Je remercie nos intervenants de ce jour pour leur éclairage très intéressant sur la vision de l'attractivité de la France et l'impact de la mondialisation sur les territoires. Lorsque l'on mentionne ce sujet, on pense immédiatement mondialisation et métropoles. Certes, nous avons besoin d'agglomérations de taille critique pour peser dans le concert international. La loi de modernisation de l'action publique territoriale et d'affirmation des métropoles, en cours de discussion dans notre assemblée, donne un statut particulier à Paris, Lyon et Marseille, et un statut de métropole aux autres grandes villes, et propose une réponse institutionnelle prenant en compte certes diversité. Certes, elle brise le tabou de l'organisation uniforme des territoires, mais elle permet à ces métropoles de trouver leurs forces dans la compétition mondiale, plutôt que dans le seul territoire national.
Il n'y a que quelques villes capables en France de jouer dans ce concert, peut-être une dizaine ; se pose alors la question de savoir que faire du territoire par rapport à cette compétition. Le raisonnement classique, et dominant aujourd'hui, c'est celui qui repose, à partir de l'affirmation des métropoles, sur un « scénario d'entraînement », tant du pays en général que des territoires interstitiels. C'est la thèse de Laurent Davezies, dont le nom a d'ailleurs été cité, qui nous dit que les 6 plus grandes métropoles contribuent à 41 % du PIB et donc entraînent le reste du pays.
Je crois pour ma part que ce scénario n'est pas vérifié pour l'instant.
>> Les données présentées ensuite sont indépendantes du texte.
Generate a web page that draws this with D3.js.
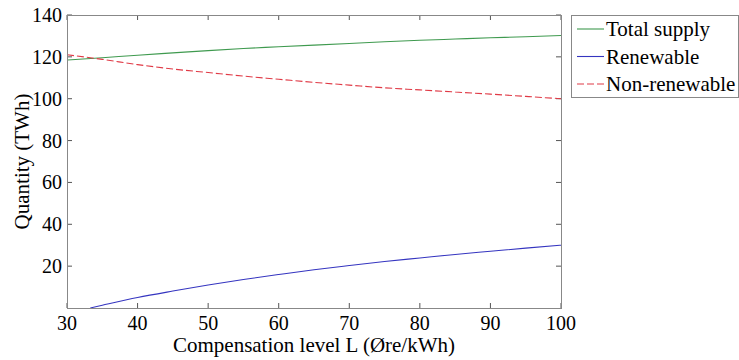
<!DOCTYPE html>
<html><head><meta charset="utf-8">
<script src="https://cdn.jsdelivr.net/npm/d3@7"></script>
<style>body{margin:0;background:#fff}svg{display:block}</style>
</head><body>
<svg id="c" width="739" height="360"></svg>
<script>
const L = [30,35,40,45,50,55,60,65,70,75,80,85,90,95,100];
const totalSupply = [118.5,119.6,120.8,121.9,123.0,124.0,124.8,125.6,126.4,127.2,127.9,128.5,129.1,129.6,130.2];
const nonRenewable = [121.0,118.8,116.3,114.2,112.5,110.8,109.3,107.8,106.5,105.2,104.2,103.2,102.2,101.1,100.0];
const renewableL = [33.3,35,40,45,50,55,60,65,70,75,80,85,90,95,100];
const renewable = [0,1.3,5.0,8.1,11.0,13.6,16.0,18.3,20.3,22.2,23.9,25.6,27.1,28.6,30.0];
const xTicks = [30,40,50,60,70,80,90,100];
const yTicks = [20,40,60,80,100,120,140];
const seriesNames = ["Total supply","Renewable","Non-renewable"];

const svg = d3.select("#c");
const FONT = '"Liberation Serif"';
const m = {l:67, r:561, t:15, b:308};
const x = d3.scaleLinear().domain([30,100]).range([m.l,m.r]);
const y = d3.scaleLinear().domain([0,140]).range([m.b,m.t]);

const g = svg.append("g");
const tk = 5;
const axCol = "#555";
function txt(sel, size){ return sel.style("font-family",FONT).style("font-size",size+"px").style("fill","#000"); }
xTicks.forEach(v=>{
  g.append("line").attr("x1",x(v)).attr("x2",x(v)).attr("y1",m.b).attr("y2",m.b-tk).attr("stroke",axCol);
  g.append("line").attr("x1",x(v)).attr("x2",x(v)).attr("y1",m.t).attr("y2",m.t+tk).attr("stroke",axCol);
  txt(g.append("text").attr("x",x(v)).attr("y",m.b+22).attr("text-anchor","middle"),20).text(v);
});
yTicks.forEach(v=>{
  g.append("line").attr("x1",m.l).attr("x2",m.l+tk).attr("y1",y(v)).attr("y2",y(v)).attr("stroke",axCol);
  g.append("line").attr("x1",m.r).attr("x2",m.r-tk).attr("y1",y(v)).attr("y2",y(v)).attr("stroke",axCol);
  txt(g.append("text").attr("x",m.l-5).attr("y",y(v)+7).attr("text-anchor","end"),20).text(v);
});

const line = d3.line().x(d=>x(d[0])).y(d=>y(d[1])).curve(d3.curveMonotoneX);
const defs = [
  {name:seriesNames[0], xs:L, ys:totalSupply, color:"#3f9a4f", dash:null},
  {name:seriesNames[1], xs:renewableL, ys:renewable, color:"#3535c0", dash:null},
  {name:seriesNames[2], xs:L, ys:nonRenewable, color:"#e03a46", dash:"7,3"}
];
defs.forEach(s=>{
  g.append("path").datum(s.xs.map((v,i)=>[v,s.ys[i]])).attr("d",line)
   .attr("fill","none").attr("stroke",s.color).attr("stroke-width",1.1)
   .attr("stroke-dasharray",s.dash);
});
g.append("rect").attr("x",m.l+0.5).attr("y",m.t+0.5).attr("width",m.r-m.l).attr("height",m.b-m.t)
 .attr("fill","none").attr("stroke","#888");

txt(g.append("text").attr("x",(m.l+m.r)/2).attr("y",352).attr("text-anchor","middle"),21)
 .text("Compensation level L (Øre/kWh)");
txt(g.append("text").attr("transform",`translate(29,${(m.t+m.b)/2}) rotate(-90)`).attr("text-anchor","middle"),21)
 .text("Quantity (TWh)");

const lg = svg.append("g");
lg.append("rect").attr("x",571.5).attr("y",15.5).attr("width",167).attr("height",82)
  .attr("fill","#fff").attr("stroke","#888");
defs.forEach((s,i)=>{
  const yy = 29 + i*27.5;
  lg.append("line").attr("x1",577).attr("x2",604).attr("y1",yy).attr("y2",yy)
    .attr("stroke",s.color).attr("stroke-width",1.1).attr("stroke-dasharray",s.dash);
  txt(lg.append("text").attr("x",606).attr("y",yy+7),21).text(s.name);
});
</script>
</body></html>
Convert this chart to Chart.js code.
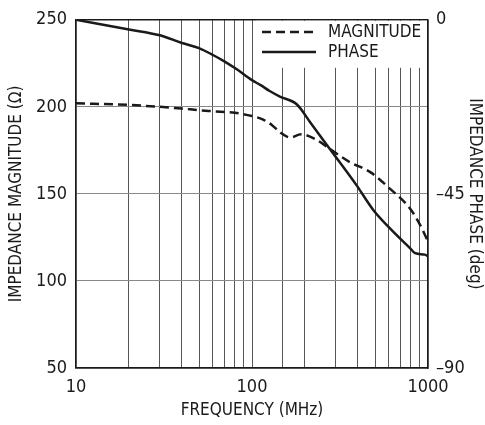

Les inégalités territoriales non seulement persistent mais s'aggravent, en raison de la concentration des financements sur quelques pôles, de la compétition entre les territoires comme moteur de la compétitivité nationale, et du retrait de l'État des enjeux de solidarité territoriale, qui fait des collectivités territoriales des prestataires des politiques nationales.
Comment enrayer ce processus qui a pour conséquence que la mondialisation creuse les inégalités territoriales, au lieu de les réduire? Les politiques publiques doivent profiter des effets bénéfiques de la mondialisation pour en répartir les fruits de la meilleure façon possible. À cet égard, une « politique des liens » rendant systématique la coopération entre les territoires et incitant au partage des stratégies d'aménagement et de développement portées autour de chaque agglomération, pourrait être une proposition.
Le Gouvernement propose un cadre de négociation, qui pourrait être les conférences territoriales de l'action publique, débouchant sur des conventions territoriales pour expérimenter des coopérations ville-campagne pour des actions concrètes de réciprocité territoriale, tout en reconnaissant les spécificités du monde rural avec sa faible densité, sa vocation productive et agricole, ses enjeux paysagers et environnementaux. La capacité à construire des accords stratégiques entre territoires, sous le pilotage de l'État, me semble être l'un des moteurs possibles de l'égalité des territoires, et en tout cas l'un des outils de redistribution territoriale des richesses induites par la mondialisation.
Je ne crois pas, vous l'aurez compris, au scénario de l'entraînement de l'ensemble du pays par le développement des métropoles. Quelle est la position de la DATAR sur ce scénario, qui semble partagé par le Commissariat général à la stratégie et à la prospective dans sa vision de la France à 10 ans ? Des politiques publiques ambitieuses de répartition territoriale des richesses induites par la mondialisation me semblent être un scénario préférable.